§ Instructions to follow
Which lines of the records contain "this"? Collect every one of them.

§ Data supplied
┄┄┄┄┄┄┄┄┄┄┄┄┄┄┄┄┄┄┄┄

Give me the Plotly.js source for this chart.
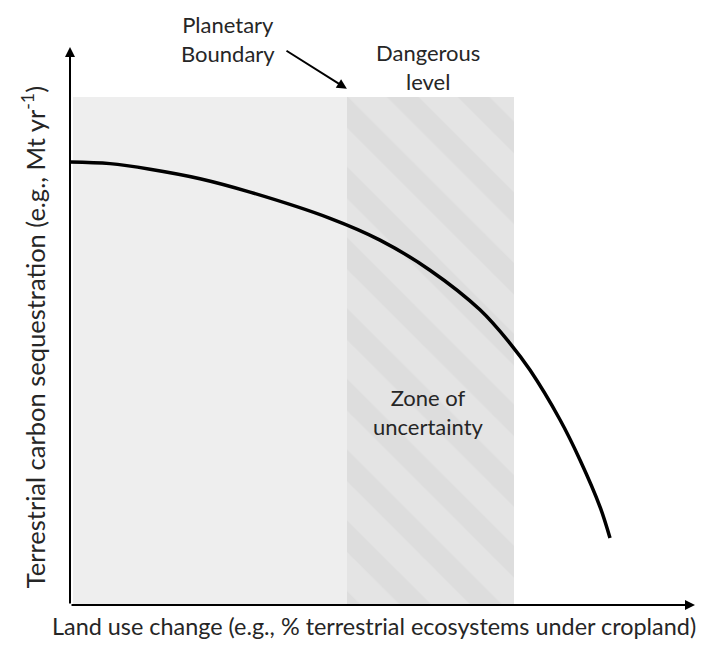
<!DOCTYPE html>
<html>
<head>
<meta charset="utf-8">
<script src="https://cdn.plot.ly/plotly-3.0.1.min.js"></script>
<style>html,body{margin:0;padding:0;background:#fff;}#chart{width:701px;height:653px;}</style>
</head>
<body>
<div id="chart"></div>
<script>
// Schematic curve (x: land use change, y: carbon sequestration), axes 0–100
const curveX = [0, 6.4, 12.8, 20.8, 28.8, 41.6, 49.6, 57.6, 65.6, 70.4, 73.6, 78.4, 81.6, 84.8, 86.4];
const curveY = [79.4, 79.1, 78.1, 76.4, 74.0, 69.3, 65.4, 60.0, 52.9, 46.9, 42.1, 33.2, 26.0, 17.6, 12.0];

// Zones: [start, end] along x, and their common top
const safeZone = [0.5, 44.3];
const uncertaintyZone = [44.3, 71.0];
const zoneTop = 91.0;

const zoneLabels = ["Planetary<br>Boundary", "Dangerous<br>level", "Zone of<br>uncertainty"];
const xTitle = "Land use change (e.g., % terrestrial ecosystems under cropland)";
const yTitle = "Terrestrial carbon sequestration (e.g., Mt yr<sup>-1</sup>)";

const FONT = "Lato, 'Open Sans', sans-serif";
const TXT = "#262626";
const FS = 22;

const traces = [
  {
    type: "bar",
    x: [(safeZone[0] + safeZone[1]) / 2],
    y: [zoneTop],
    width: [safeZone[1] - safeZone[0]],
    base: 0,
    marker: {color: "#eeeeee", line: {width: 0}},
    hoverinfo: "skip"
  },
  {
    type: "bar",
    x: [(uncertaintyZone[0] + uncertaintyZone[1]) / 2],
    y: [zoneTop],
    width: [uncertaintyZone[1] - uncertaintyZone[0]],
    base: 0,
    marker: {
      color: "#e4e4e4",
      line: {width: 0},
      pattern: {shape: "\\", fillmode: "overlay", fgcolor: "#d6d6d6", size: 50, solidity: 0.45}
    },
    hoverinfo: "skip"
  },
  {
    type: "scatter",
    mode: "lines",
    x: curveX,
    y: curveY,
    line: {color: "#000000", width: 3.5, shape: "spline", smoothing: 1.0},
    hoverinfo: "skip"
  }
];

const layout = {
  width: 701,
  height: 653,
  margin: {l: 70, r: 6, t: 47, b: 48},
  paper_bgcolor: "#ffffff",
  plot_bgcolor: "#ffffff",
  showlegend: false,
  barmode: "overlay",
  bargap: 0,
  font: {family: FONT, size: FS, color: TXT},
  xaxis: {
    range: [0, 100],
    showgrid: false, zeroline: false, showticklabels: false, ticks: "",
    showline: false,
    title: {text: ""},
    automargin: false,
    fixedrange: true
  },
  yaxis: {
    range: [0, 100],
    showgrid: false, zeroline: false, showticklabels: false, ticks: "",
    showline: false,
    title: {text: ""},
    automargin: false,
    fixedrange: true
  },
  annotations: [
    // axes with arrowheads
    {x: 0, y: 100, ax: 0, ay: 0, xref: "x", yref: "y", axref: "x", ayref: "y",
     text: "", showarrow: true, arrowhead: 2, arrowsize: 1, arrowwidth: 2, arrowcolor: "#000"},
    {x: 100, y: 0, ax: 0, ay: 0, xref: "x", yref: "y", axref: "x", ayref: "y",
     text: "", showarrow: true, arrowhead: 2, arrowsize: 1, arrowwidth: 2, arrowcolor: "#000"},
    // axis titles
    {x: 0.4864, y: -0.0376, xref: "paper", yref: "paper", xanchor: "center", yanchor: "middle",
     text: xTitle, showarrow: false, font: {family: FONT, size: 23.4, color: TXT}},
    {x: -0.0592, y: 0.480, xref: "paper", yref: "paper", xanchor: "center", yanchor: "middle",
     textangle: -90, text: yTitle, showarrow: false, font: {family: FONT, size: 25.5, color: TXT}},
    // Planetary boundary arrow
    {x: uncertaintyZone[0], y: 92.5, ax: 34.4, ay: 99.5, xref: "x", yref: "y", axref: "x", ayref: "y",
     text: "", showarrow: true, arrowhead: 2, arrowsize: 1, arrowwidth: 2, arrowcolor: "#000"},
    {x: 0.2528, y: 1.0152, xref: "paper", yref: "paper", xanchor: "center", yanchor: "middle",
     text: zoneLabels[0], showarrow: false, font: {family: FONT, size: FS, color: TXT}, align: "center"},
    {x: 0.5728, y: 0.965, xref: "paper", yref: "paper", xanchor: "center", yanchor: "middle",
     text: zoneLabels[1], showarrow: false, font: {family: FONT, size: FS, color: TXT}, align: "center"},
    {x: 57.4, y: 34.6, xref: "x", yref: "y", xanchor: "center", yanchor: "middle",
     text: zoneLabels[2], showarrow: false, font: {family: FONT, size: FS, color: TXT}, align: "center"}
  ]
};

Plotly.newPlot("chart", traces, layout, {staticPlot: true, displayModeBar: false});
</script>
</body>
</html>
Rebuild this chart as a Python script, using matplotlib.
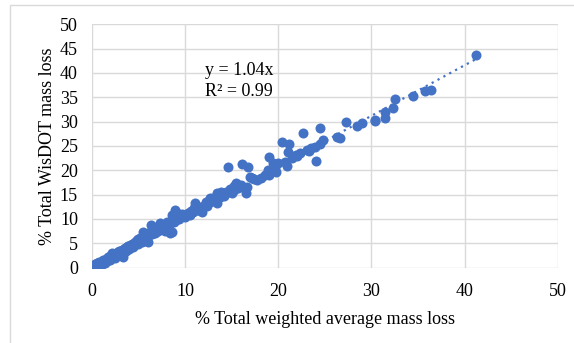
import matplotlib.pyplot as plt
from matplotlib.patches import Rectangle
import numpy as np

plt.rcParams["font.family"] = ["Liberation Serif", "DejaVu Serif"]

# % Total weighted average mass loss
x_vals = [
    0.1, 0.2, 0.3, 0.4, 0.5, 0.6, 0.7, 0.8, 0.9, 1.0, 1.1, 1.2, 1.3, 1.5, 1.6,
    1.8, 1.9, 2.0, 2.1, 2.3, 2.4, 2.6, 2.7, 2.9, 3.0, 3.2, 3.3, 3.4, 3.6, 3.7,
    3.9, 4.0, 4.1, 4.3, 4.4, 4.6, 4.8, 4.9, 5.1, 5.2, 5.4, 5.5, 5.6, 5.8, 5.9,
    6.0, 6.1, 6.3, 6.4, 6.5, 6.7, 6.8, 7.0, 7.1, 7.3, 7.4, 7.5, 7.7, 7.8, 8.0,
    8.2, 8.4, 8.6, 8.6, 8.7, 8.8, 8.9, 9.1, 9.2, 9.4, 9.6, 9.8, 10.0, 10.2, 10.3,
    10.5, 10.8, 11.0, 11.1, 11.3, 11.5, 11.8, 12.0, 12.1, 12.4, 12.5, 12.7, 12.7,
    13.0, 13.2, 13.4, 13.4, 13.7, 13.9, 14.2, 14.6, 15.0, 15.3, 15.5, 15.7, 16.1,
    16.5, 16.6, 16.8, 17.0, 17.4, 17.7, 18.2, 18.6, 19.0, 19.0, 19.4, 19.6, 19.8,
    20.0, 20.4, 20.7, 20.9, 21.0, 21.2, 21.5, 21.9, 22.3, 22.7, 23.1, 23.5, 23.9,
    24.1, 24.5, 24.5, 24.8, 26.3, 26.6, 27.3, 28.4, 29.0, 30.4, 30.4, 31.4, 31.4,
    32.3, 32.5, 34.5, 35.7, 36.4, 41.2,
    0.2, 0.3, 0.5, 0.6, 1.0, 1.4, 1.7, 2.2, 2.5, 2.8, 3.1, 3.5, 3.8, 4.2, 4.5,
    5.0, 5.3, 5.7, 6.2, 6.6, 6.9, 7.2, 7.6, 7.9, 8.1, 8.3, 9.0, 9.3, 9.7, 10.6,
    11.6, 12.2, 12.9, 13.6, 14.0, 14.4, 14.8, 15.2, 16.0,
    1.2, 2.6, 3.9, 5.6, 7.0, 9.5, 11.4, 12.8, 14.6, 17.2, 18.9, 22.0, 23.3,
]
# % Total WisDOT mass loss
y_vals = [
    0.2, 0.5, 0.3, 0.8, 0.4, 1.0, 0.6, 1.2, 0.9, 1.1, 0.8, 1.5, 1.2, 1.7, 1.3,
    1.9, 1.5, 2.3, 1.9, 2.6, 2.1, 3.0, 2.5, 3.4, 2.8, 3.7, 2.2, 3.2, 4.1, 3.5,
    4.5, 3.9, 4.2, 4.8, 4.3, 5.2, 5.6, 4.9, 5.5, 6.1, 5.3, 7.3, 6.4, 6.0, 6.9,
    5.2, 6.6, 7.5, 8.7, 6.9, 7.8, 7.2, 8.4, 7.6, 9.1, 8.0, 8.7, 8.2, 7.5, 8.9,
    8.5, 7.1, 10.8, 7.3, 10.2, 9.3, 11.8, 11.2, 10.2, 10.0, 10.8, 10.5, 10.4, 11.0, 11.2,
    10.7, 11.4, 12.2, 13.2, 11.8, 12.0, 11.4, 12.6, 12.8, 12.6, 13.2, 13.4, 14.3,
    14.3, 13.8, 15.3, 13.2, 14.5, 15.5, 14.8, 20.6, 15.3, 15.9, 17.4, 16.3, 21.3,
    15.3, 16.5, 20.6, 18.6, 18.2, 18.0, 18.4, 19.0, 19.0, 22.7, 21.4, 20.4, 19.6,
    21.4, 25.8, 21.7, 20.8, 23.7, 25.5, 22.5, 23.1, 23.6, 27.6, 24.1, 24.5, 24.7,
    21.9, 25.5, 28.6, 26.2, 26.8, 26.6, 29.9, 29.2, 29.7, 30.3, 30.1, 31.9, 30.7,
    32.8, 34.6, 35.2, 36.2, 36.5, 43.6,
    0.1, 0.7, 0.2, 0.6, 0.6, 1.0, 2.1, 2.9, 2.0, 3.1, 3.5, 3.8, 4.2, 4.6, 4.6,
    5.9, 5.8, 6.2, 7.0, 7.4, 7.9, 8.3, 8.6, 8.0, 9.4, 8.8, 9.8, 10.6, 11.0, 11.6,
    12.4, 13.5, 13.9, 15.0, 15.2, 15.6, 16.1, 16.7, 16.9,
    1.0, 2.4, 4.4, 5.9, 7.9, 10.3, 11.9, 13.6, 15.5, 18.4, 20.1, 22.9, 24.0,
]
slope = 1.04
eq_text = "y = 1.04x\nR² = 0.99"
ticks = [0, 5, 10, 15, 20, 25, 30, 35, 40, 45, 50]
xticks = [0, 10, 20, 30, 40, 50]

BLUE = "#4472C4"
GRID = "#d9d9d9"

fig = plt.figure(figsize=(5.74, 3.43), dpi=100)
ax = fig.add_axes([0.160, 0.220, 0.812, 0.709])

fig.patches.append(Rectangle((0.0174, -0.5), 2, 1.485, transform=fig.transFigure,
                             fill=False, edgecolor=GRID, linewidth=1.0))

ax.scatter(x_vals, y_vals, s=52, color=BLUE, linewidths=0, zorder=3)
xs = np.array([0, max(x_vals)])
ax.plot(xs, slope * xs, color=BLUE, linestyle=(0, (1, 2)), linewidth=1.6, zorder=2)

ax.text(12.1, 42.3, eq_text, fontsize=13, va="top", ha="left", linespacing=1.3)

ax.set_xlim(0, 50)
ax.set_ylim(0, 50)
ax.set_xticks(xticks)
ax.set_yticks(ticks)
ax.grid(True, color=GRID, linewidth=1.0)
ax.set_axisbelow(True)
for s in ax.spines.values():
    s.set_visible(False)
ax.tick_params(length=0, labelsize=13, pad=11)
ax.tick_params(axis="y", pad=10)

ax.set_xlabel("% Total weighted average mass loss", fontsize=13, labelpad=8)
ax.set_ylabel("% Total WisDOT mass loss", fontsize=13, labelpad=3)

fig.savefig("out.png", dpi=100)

┄┄┄┄┄┄┄┄┄┄┄┄┄┄┄┄┄┄┄┄

§ Solution to the exercise
Give me the Plotly.js source for this chart.
Rebuild this chart as a Python script, using matplotlib.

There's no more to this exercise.